Lula also admitted that the years of the leftist boom, when Venezuela’s Hugo Chávez, Argentina’s Néstor Kirchner, Bolivia’s Evo Morales and Ecuador’s Rafael Correa were in power are over, and that now the region is more ideologically pluralistic. “We need to learn to coexist with that plurality because it means exercising democracy to its final consequences.”

The Brazil of former far-right leader Jair Bolsonaro, who turned the country into an international pariah, is a thing of the past. Lula has made no secret of the fact that he would like to revive the regional body Unasur, but not everyone supports the plan. At the meeting, the leaders agreed to create a commission of foreign ministers to provide a list of options within 120 days.

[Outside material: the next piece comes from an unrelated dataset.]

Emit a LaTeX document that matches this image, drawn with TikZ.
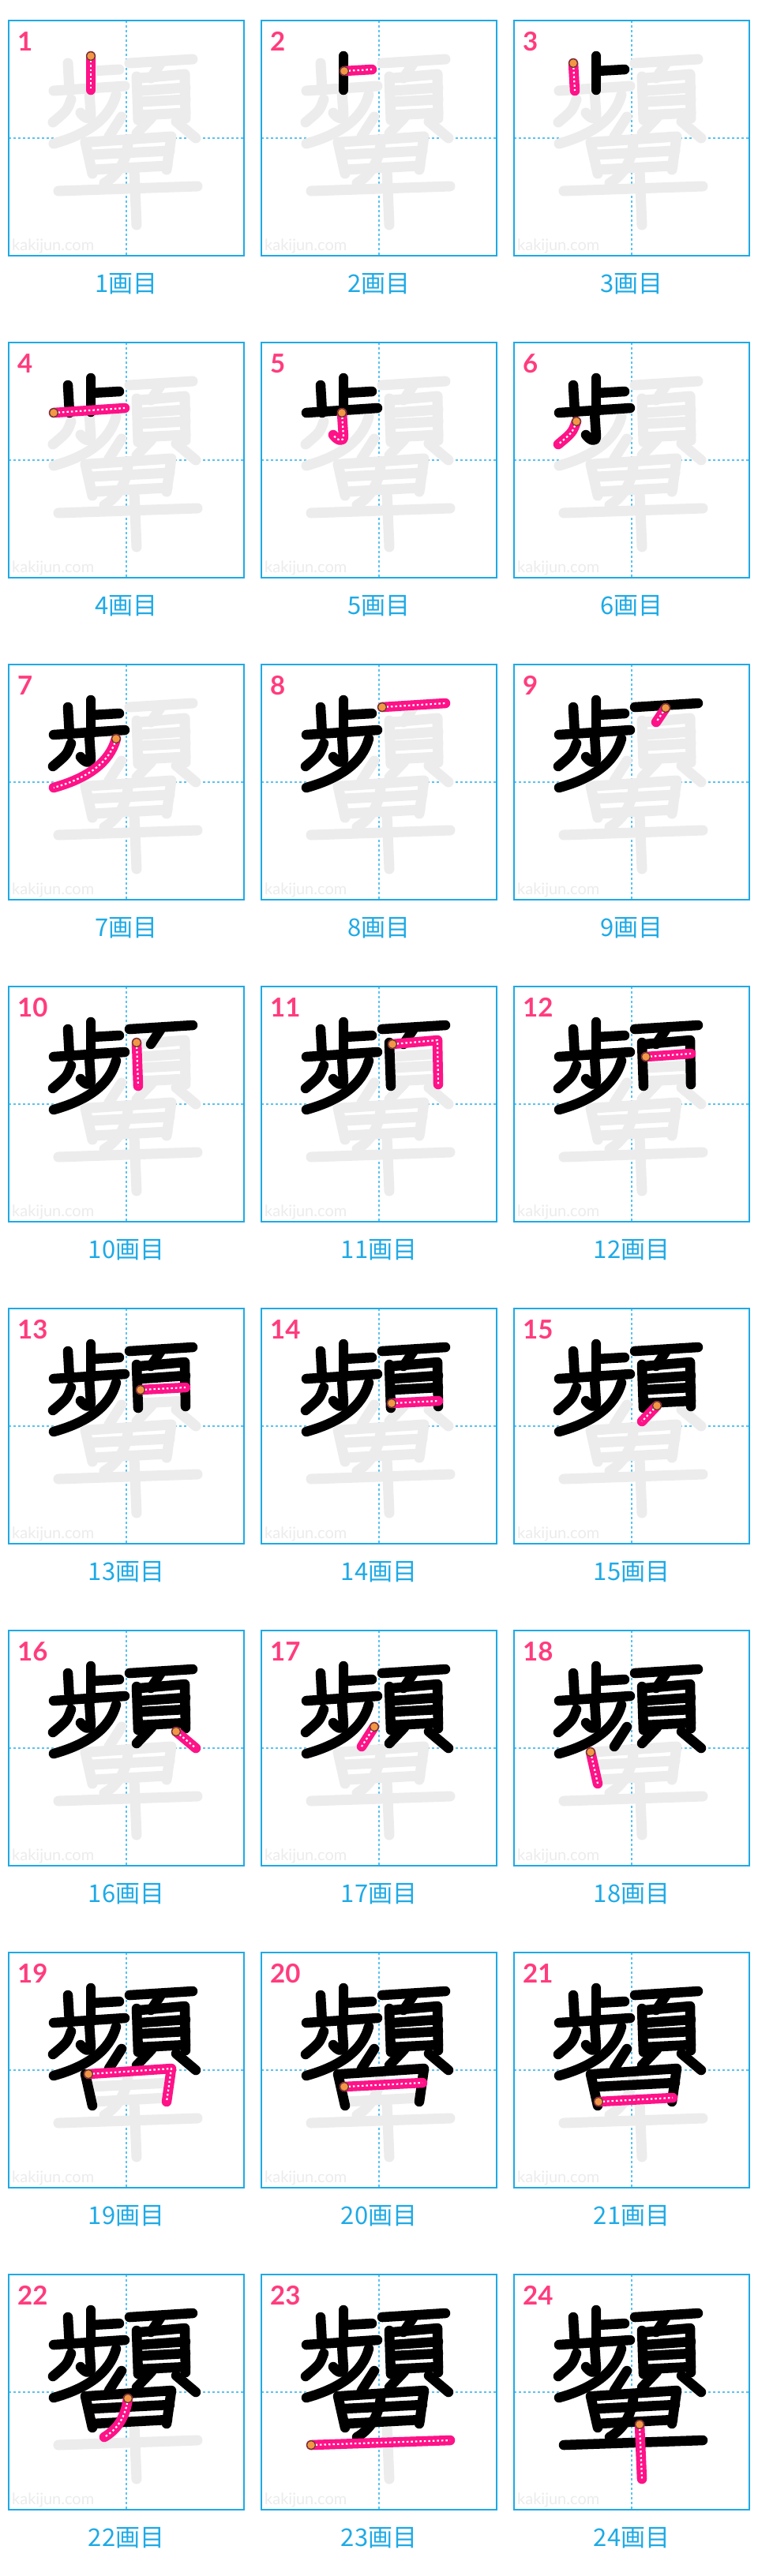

Unasur was founded in 2018 amid the leftist wave in Latin America. But when the region shifted to the right, more than half its members left the group and founded a conservative equivalent called Prosur in 2018. For South America to have its own version of the African Union or European Union, it would have to move past organizations that turn into clubs for ideologically aligned allies. Lula pointed out that together, South America is the fifth-largest economy in the world. One of the proposals raised at the meeting was to create a student-exchange program similar to the Erasmus program in Europe.